No, I'm saying that a significant percentage of the population would abandon their beliefs and the christian label if they really reflected on what it means, I don't deny that others would find it perfectly compatible and would keep believing in what it is they believe in.
post #69 of 176
Quote:
Originally Posted by Fuuma
No, I'm saying that a significant percentage of the population would abandon their beliefs and the christian label if they really reflected on what it means, I don't deny that others would find it perfectly compatible and would keep believing in what it is they believe in.
Saying a significant number would relinquish Christianity is an overstatement. You are overlooking Freud’s analysis the on subject and how the relationship between believer and deity resembles that of a father and child. You’re also placing the onus of belief solely reliant on intellect, also not a leap I can see many making.
post #70 of 176
Quote:
Originally Posted by Rome
Saying a significant number would relinquish Christianity is an overstatement. You are overlooking Freud's analysis the on subject and how the relationship between believer and deity resembles that of a father and child.

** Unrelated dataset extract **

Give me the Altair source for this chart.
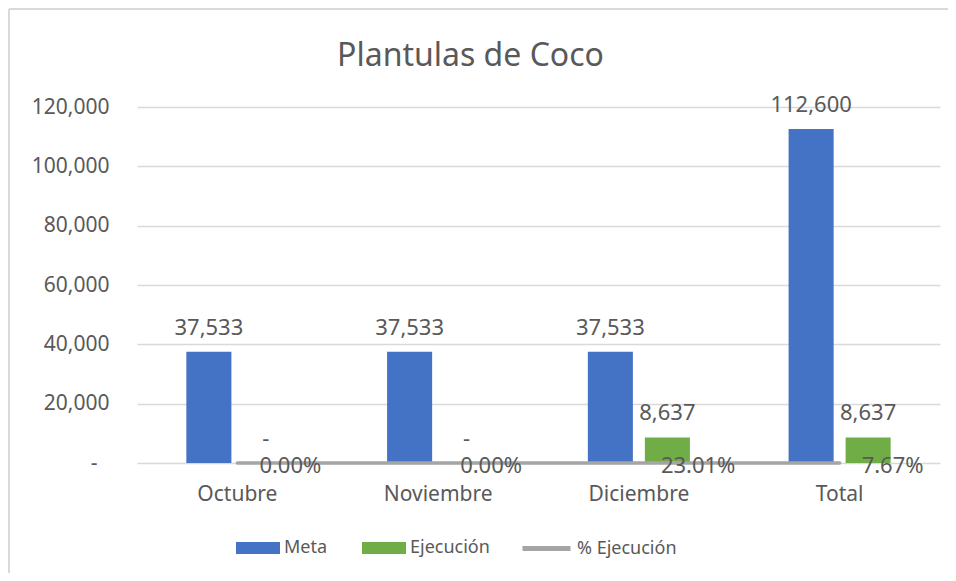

You're also placing the onus of belief solely reliant on intellect, also not a leap I can see many making.

Good points there, I agree. Funny thng about religion is that it demands faith. It is not a pursuit composed of rational thoughts, decisions and critiques. You either believe or you don't. Frankly, even of there was some amazing event that would serve to prove beyond any sort of doubt the non-existence of supernatural beings, the majority would still be unconvinced.
post #71 of 176
Born Roman Catholic, spent time as a Unitarian, went to Mormon services a few times, hooked up with some Zoroastrians for a while, studied and lived Islam for a bit, was involved with the Baha'i for quite some time, Studied Mahayana Buddhism, went to Religious Society of Friends meetings for a couple years, and I have actually attended both real Wiccan/Pagan and Golden Dawn ceremonies on a few occasions.

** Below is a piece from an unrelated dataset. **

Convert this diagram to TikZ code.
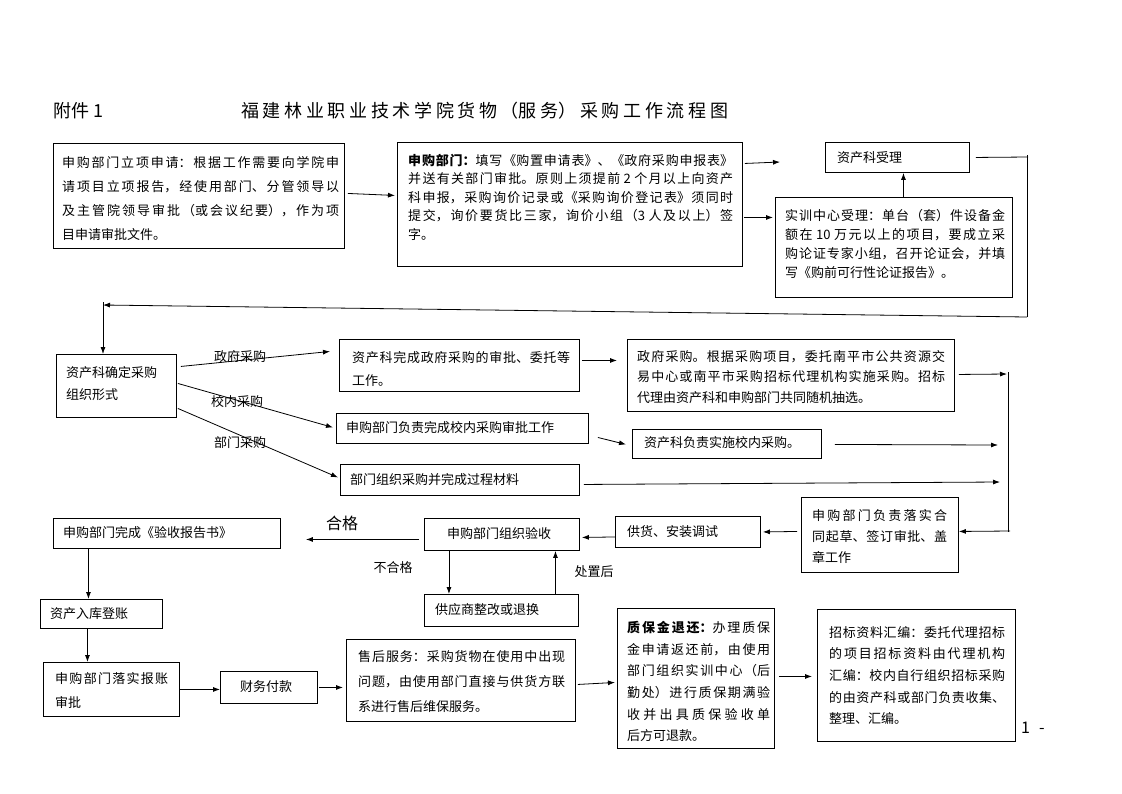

Many of the above happened while I was being dragged along by my mother on her path to "enlightenment". Guess what, she ended up as a crazy zealotous Roman Catholic. She must have gotten a different message than I did.
post #72 of 176
Buddhist.
post #73 of 176
Quote:
Originally Posted by skalogre
Good points there, I agree. Funny thng about religion is that it demands faith. It is not a pursuit composed of rational thoughts, decisions and critiques. You either believe or you don't. Frankly, even of there was some amazing event that would serve to prove beyond any sort of doubt the non-existence of supernatural beings, the majority would still be unconvinced.
That is most certainly true. In exactly the same way, atheism also requires faith such that even in the face of some amazing event that served to prove beyond any sort of doubt the existence of a deity, the majority would continue to be unconvinced.
post #74 of 176
Quote:
Originally Posted by skalogre
Frankly, even of there was some amazing event that would serve to prove beyond any sort of doubt the non-existence of supernatural beings, the majority would still be unconvinced.

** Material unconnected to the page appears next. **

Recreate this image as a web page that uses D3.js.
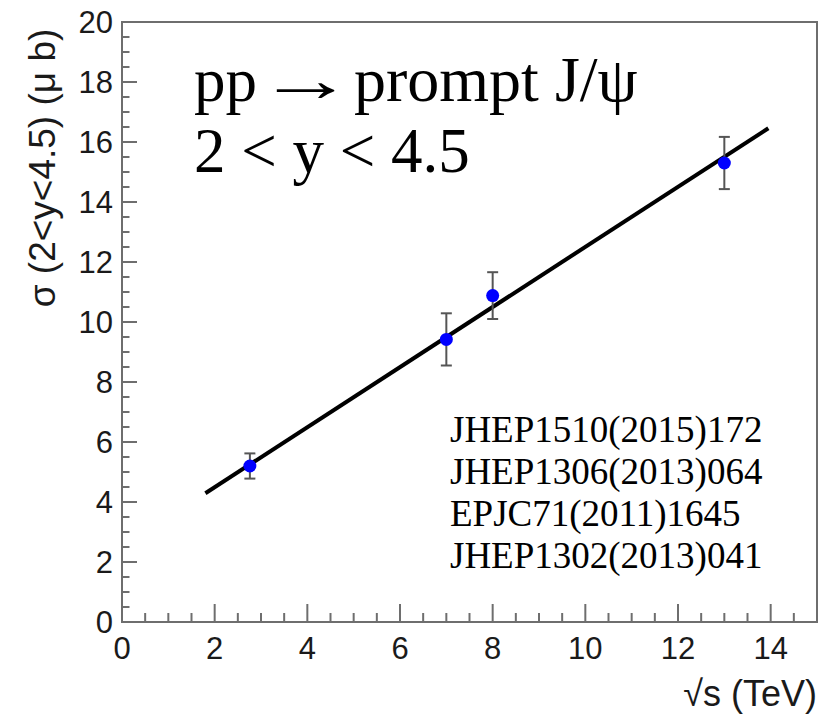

"Even if there were no God, Man would still find the need to invent one." sort a thing..
post #75 of 176
Quote:
Originally Posted by dah328
That is most certainly true. In exactly the same way, atheism also requires faith such that even in the face of some amazing event that served to prove beyond any sort of doubt the existence of a deity, the majority would continue to be unconvinced.
Not so, most atheist I've met have stated that if there were proof of that nature towards a deity then they would be convinced. While I dont contend that dogma would prevent some constituents from either side of the isle from converting were the shoe to land on either foot.

Either way it seems almost hubris to choose one of the two.